● **Exercise goal**: Repeat everything from the first line of the listing below through the line that contains "4.26e-4, 2.3e-4, 1.22e-4]", exactly. Leave out pictures.

● **Recorded information**:

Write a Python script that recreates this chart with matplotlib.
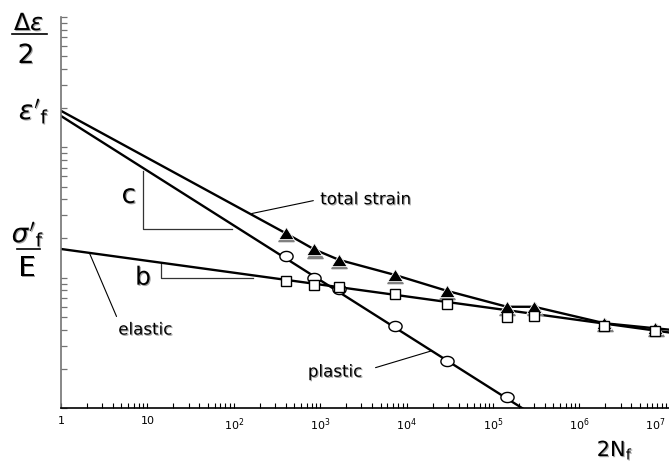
import numpy as np
import matplotlib
matplotlib.use('Agg')
import matplotlib.pyplot as plt
import matplotlib.transforms as mtransforms
import matplotlib.patheffects as pe
from matplotlib.path import Path
from matplotlib.lines import Line2D
from matplotlib.ticker import LogLocator, NullFormatter

# reversals to failure (2Nf) of the test specimens
life = [400, 850, 1650, 7300, 29000, 145000, 300000, 1950000, 7500000]
# measured strain amplitudes
total_amp = [2.19e-3, 1.65e-3, 1.37e-3, 1.05e-3, 7.94e-4, 5.98e-4, 5.98e-4, 4.47e-4, 4.09e-4]
elastic_amp = [9.44e-4, 8.79e-4, 8.43e-4, 7.46e-4, 6.32e-4, 4.99e-4, 5.11e-4, 4.26e-4, 3.92e-4]
plastic_life = [400, 850, 1650, 7300, 29000, 145000]
plastic_amp = [1.47e-3, 1.0e-3, 8.15e-4, 4.26e-4, 2.3e-4, 1.22e-4]

# fitted basquin / coffin-manson parameters
sig_f_E = 1.66e-3   # sigma_f' / E
b = -0.091
eps_f = 1.74e-2     # epsilon_f'
c = -0.42

xticks = [1, 10, 1e2, 1e3, 1e4, 1e5, 1e6, 1e7]
xtick_labels = ['1', '10', '$10^2$', '$10^3$', '$10^4$', '$10^5$', '$10^6$', '$10^7$']

plt.rcParams['mathtext.fontset'] = 'dejavusans'

W, H = 669, 463
fig = plt.figure(figsize=(W / 100, H / 100), dpi=100)
ax = fig.add_axes([61 / W, 55 / H, 608 / W, 391 / H])
ax.set_xscale('log')
ax.set_yscale('log')
xmax = 10 ** 7.037
ax.set_xlim(1, xmax)
ax.set_ylim(1e-4, 1e-1)


def elastic(n):
    return sig_f_E * np.asarray(n, float) ** b


def plastic(n):
    return eps_f * np.asarray(n, float) ** c


n = np.logspace(0, np.log10(xmax), 200)
ax.plot(n, elastic(n), color='k', lw=1.7, zorder=2)
ax.plot(n, plastic(n), color='k', lw=1.7, zorder=2)
tot_x = [1] + life + [xmax]
tot_y = [elastic(1) + plastic(1)] + total_amp + [elastic(xmax) + plastic(xmax)]
ax.plot(tot_x, tot_y, color='k', lw=1.7, zorder=2)

# markers
tri = Path([(-1, -0.8), (1, -0.8), (0, 0.8), (-1, -0.8)],
           [Path.MOVETO, Path.LINETO, Path.LINETO, Path.CLOSEPOLY])
t = np.linspace(0, 2 * np.pi, 60)
ell = Path(np.column_stack([1.3 * np.cos(t), np.sin(t)]), closed=True)

shadow = mtransforms.offset_copy(ax.transData, fig=fig, x=0.5, y=-2.2, units='dots')
ax.plot(life, total_amp, ls='none', marker=tri, ms=11, mfc='0.5', mec='0.5',
        transform=shadow, zorder=3)
ax.plot(life, total_amp, ls='none', marker=tri, ms=11, mfc='k', mec='white',
        mew=0.6, zorder=4)
ax.plot(plastic_life, plastic_amp, ls='none', marker=ell, ms=9.5, mfc='white',
        mec='k', mew=1.0, zorder=3.5)
ax.plot(life, elastic_amp, ls='none', marker='s', ms=7, mfc='white', mec='k',
        mew=1.0, zorder=6)

# slope triangles
x1, x2 = 9.0, 95.0
ax.plot([x1, x1, x2], [plastic(x1) * 0.95, plastic(x2) * 0.92, plastic(x2) * 0.92],
        color='0.2', lw=0.9, zorder=1)
x1, x2 = 14.3, 165.0
ax.plot([x1, x1, x2], [elastic(x1), elastic(x2) * 0.95, elastic(x2) * 0.95],
        color='0.2', lw=0.9, zorder=1)

shade = [pe.SimplePatchShadow(offset=(0.8, -0.8), shadow_rgbFace='0.55', alpha=0.8), pe.Normal()]

ax.text(6.1, 4.24e-3, 'c', fontsize=19, ha='center', va='center', path_effects=shade)
ax.text(8.9, 1.0e-3, 'b', fontsize=18, ha='center', va='center', path_effects=shade)

lead = dict(arrowstyle='-', lw=0.8, color='k', shrinkA=3, shrinkB=0)
ax.annotate('total strain', xy=(161, elastic(161) + plastic(161)), xytext=(1000, 4.0e-3),
            fontsize=12, ha='left', va='center', path_effects=shade,
            arrowprops=dict(lead, relpos=(0, 0.5)))
ax.annotate('elastic', xy=(2.13, elastic(2.13)), xytext=(4.6, 4.0e-4),
            fontsize=12, ha='left', va='center', path_effects=shade,
            arrowprops=dict(lead, relpos=(0, 1), shrinkA=1))
ax.annotate('plastic', xy=(19500, plastic(19500)), xytext=(720, 1.9e-4),
            fontsize=12, ha='left', va='center', path_effects=shade,
            arrowprops=dict(lead, relpos=(1, 0.5), shrinkA=8))


def fpos(x, y):
    return x / W, 1 - y / H


fig.text(*fpos(29, 23), r'$\Delta\varepsilon$', fontsize=17, ha='center', va='center', path_effects=shade)
fig.add_artist(Line2D([12 / W, 47 / W], [1 - 34 / H] * 2, color='k', lw=1.2,
                      transform=fig.transFigure))
fig.text(*fpos(26, 56), '2', fontsize=19, ha='center', va='center', path_effects=shade)
fig.text(*fpos(34, 111), r"$\varepsilon'_\mathrm{f}$", fontsize=19, ha='center', va='center',
         path_effects=shade)
fig.text(*fpos(28, 234), r"$\sigma'_\mathrm{f}$", fontsize=19, ha='center', va='center',
         path_effects=shade)
fig.add_artist(Line2D([17 / W, 40 / W], [1 - 249 / H] * 2, color='k', lw=1.2,
                      transform=fig.transFigure))
fig.text(*fpos(27, 268), 'E', fontsize=20, ha='center', va='center', path_effects=shade)
fig.text(*fpos(615, 450), r'2N$_\mathrm{f}$', fontsize=15, ha='center', va='center',
         path_effects=shade)

# axes styling
ax.spines['top'].set_visible(False)
ax.spines['right'].set_visible(False)
ax.spines['left'].set_color('0.45')
ax.spines['left'].set_linewidth(1.2)
ax.spines['bottom'].set_linewidth(1.2)
ax.set_xticks(xticks)
ax.set_xticklabels(xtick_labels)
ax.get_xticklabels()[-1].set_horizontalalignment('right')
ax.xaxis.set_minor_locator(LogLocator(subs=np.arange(2, 10)))
ax.xaxis.set_minor_formatter(NullFormatter())
ax.yaxis.set_minor_formatter(NullFormatter())
ax.tick_params(axis='x', which='both', direction='in', length=3.5, width=0.8,
               labelsize=8, pad=6)
ax.tick_params(axis='y', which='both', direction='in', length=4.5, width=0.9,
               colors='0.45', labelleft=False)

fig.savefig('out.png', dpi=100)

● **Final answer**:
Write a Python script that recreates this chart with matplotlib.
import numpy as np
import matplotlib
matplotlib.use('Agg')
import matplotlib.pyplot as plt
import matplotlib.transforms as mtransforms
import matplotlib.patheffects as pe
from matplotlib.path import Path
from matplotlib.lines import Line2D
from matplotlib.ticker import LogLocator, NullFormatter

# reversals to failure (2Nf) of the test specimens
life = [400, 850, 1650, 7300, 29000, 145000, 300000, 1950000, 7500000]
# measured strain amplitudes
total_amp = [2.19e-3, 1.65e-3, 1.37e-3, 1.05e-3, 7.94e-4, 5.98e-4, 5.98e-4, 4.47e-4, 4.09e-4]
elastic_amp = [9.44e-4, 8.79e-4, 8.43e-4, 7.46e-4, 6.32e-4, 4.99e-4, 5.11e-4, 4.26e-4, 3.92e-4]
plastic_life = [400, 850, 1650, 7300, 29000, 145000]
plastic_amp = [1.47e-3, 1.0e-3, 8.15e-4, 4.26e-4, 2.3e-4, 1.22e-4]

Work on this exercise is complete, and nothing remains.